If you ask around, “What do great presentations have in common?” you’ll get one consistent answer: “They’re short.” It’s no secret that people value their time.

But many presenters don’t realize that it costs them time to save the audience time. It’s easier to blather on for an hour than to craft a tight, succinct presentation. Some of the magic of TED is in the 18-minute limit. A great talk goes by quickly. A bad one—well, people can endure it if it’s only 18 minutes.

People in your audience won’t scold you for ending early, but they will for ending late. Out of consideration for them and the day’s agenda, treat the time slot assigned to you as sacred. And keep in mind that people have a 30- to 40-minute presentation tolerance (they’re conditioned by TV shows with creatively produced commercial breaks). Go longer than that, and they’ll begin to squirm.

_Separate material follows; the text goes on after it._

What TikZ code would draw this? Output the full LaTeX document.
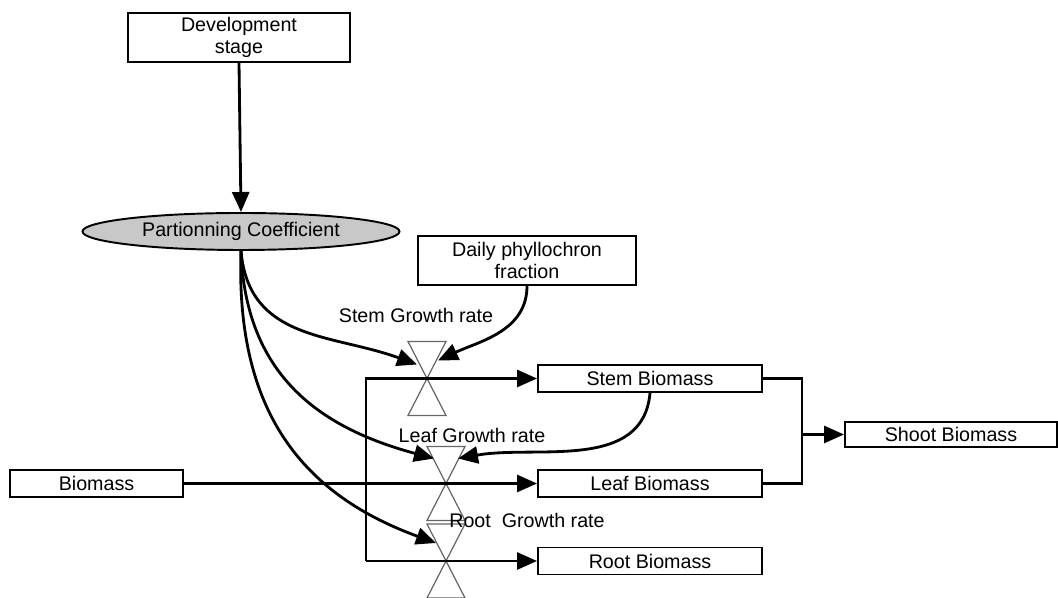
\documentclass[tikz,border=0pt]{standalone}
\usepackage{fontspec}
\setmainfont{Liberation Sans}
\usetikzlibrary{arrows.meta,shapes.geometric}
\definecolor{coefgray}{RGB}{200,200,200}
\begin{document}
\begin{tikzpicture}[
  every node/.style={font=\fontsize{11.2}{13}\selectfont},
  box/.style={draw, line width=1.1pt, inner sep=0pt, align=center},
  flow/.style={line width=1.6pt, -{Triangle[length=0.4cm,width=0.34cm]}},
  link/.style={line width=1.6pt},
  valve/.style={draw=gray!80!black, line width=0.7pt}
]
\useasboundingbox (0,0) rectangle (21.16,11.96);
% state and driver boxes
\node[box, minimum width=4.44cm, minimum height=0.98cm] (dev) at (4.78,11.21) {Development\\stage};
\node[ellipse, draw, fill=coefgray, line width=1.1pt, minimum width=6.34cm, minimum height=0.74cm, inner sep=0pt] (coef) at (4.82,7.33) {Partionning Coefficient};
\node[box, minimum width=4.36cm, minimum height=0.98cm] (phyllo) at (10.54,6.75) {Daily phyllochron\\fraction};
\node[box, minimum width=3.46cm, minimum height=0.54cm] (biomass) at (1.93,2.29) {Biomass};
\node[box, minimum width=4.48cm, minimum height=0.54cm] (stem) at (13.0,4.39) {Stem Biomass};
\node[box, minimum width=4.48cm, minimum height=0.54cm] (leaf) at (13.0,2.29) {Leaf Biomass};
\node[box, minimum width=4.48cm, minimum height=0.54cm] (root) at (13.0,0.74) {Root Biomass};
\node[box, minimum width=4.24cm, minimum height=0.5cm] (shoot) at (19.02,3.27) {Shoot Biomass};
% valves
\coordinate (vs) at (8.54,4.39);
\coordinate (vl) at (8.92,2.29);
\coordinate (vr) at (8.92,0.74);
\foreach \v in {vs,vl,vr}
  \draw[valve] (\v) +(-0.38,0.74) -- +(0.38,0.74) -- +(-0.38,-0.74) -- +(0.38,-0.74) -- cycle;
\node (stemrate) at (8.32,5.66) {Stem Growth rate};
\node (leafrate) at (9.44,3.26) {Leaf Growth rate};
\node (rootrate) at (10.54,1.56) {Root\ \ Growth rate};
% flows
\coordinate (src) at (7.32,0.74);
\draw[flow] (src) |- (stem.west);
\draw[flow] (src) -- (root.west);
\draw[flow] (biomass.east) -- (leaf.west);
\coordinate (join) at (16.04,3.27);
\draw[link] (stem.east) -| (join) |- (leaf.east);
\draw[flow] (join) -- (shoot.west);
% information links
\draw[flow] (dev.south) -- (coef.north);
\draw[flow] (coef.south) to[out=-85,in=160,looseness=1.1] ([shift={(-0.2,0.28)}]vs);
\draw[flow] (coef.south) to[out=-88,in=165,looseness=1.1] ([shift={(-0.24,0.5)}]vl);
\draw[flow] (coef.south) to[out=-92,in=160,looseness=1.1] ([shift={(-0.2,0.36)}]vr);
\draw[flow] (phyllo.south) to[out=-90,in=25] ([shift={(0.22,0.36)}]vs);
\draw[flow] (stem.south) to[out=-95,in=10] ([shift={(0.24,0.5)}]vl);
\end{tikzpicture}
\end{document}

Here are five ways to tighten your talk and keep your audience engaged:

  1. Plan content for 60% of your time slot: If you’re given a full hour, take no more than 40 minutes. That will leave time for Q&A, a panel, or some other form of discussion. It’s hard to keep people’s attention for much longer than 40 minutes unless you’ve built in interesting guest speakers, video clips, interactive exercises, and such. As Thomas Jefferson put it, “Speeches that are measured by the hour will die with the hour.”
  2. Trim your slide deck: If you created an hour-long presentation and want to deliver it in 40 minutes, cut your slides by a third. You can work in slide-sorter mode in PowerPoint, dragging slides to a “slide cemetery” at the very end of the file. Don’t delete them, because you might have to resurrect one or more at the last minute, when you’re answering questions.
  3. Practice with the clock counting up: As you’re cutting material, rehearse with a clock counting up, not with a timer counting down. If you go over, you need to know how much you’re over. Give critical content the most stage time; cut sections that are more important to you than to the audience. Keep trimming and practicing until you’re consistently within your desired time frame.
  4. Practice with a timer counting down: Once you’re within the time frame, begin practicing with a timer counting down. Divide your content into quarters and calculate a time stamp for the end of each quarter. For example, if you’re giving a 40-minute talk, know the exact slide you should be on at the 10-, 20-, and 30-minute marks so you can gauge throughout the talk if you’re on time or running over. That way you can trim more easily on the fly.
  5. Have two natural ending points: Create a false ending (a summary of the ideas covered, for example) and a real ending—perhaps a rousing, inspirational story that drives the message home. If you’re running long, you can drop the second ending and still get your message across. Once at a TED event in India, I was given a 15-minute time slot and had rehearsed it to a T. Two days before the talk, I caught a severe chest cold, so I was heavily medicated when I walked on stage. Before I knew it, the “time’s up” light was blinking, and I wasn’t done. Fortunately, I’d planned two natural places to end my talk, so I wrapped things up with my first ending, citing a beautiful salutation to the land of India from a famous Indian speech. As far as the people in the audience knew, that was the real ending—and they responded warmly.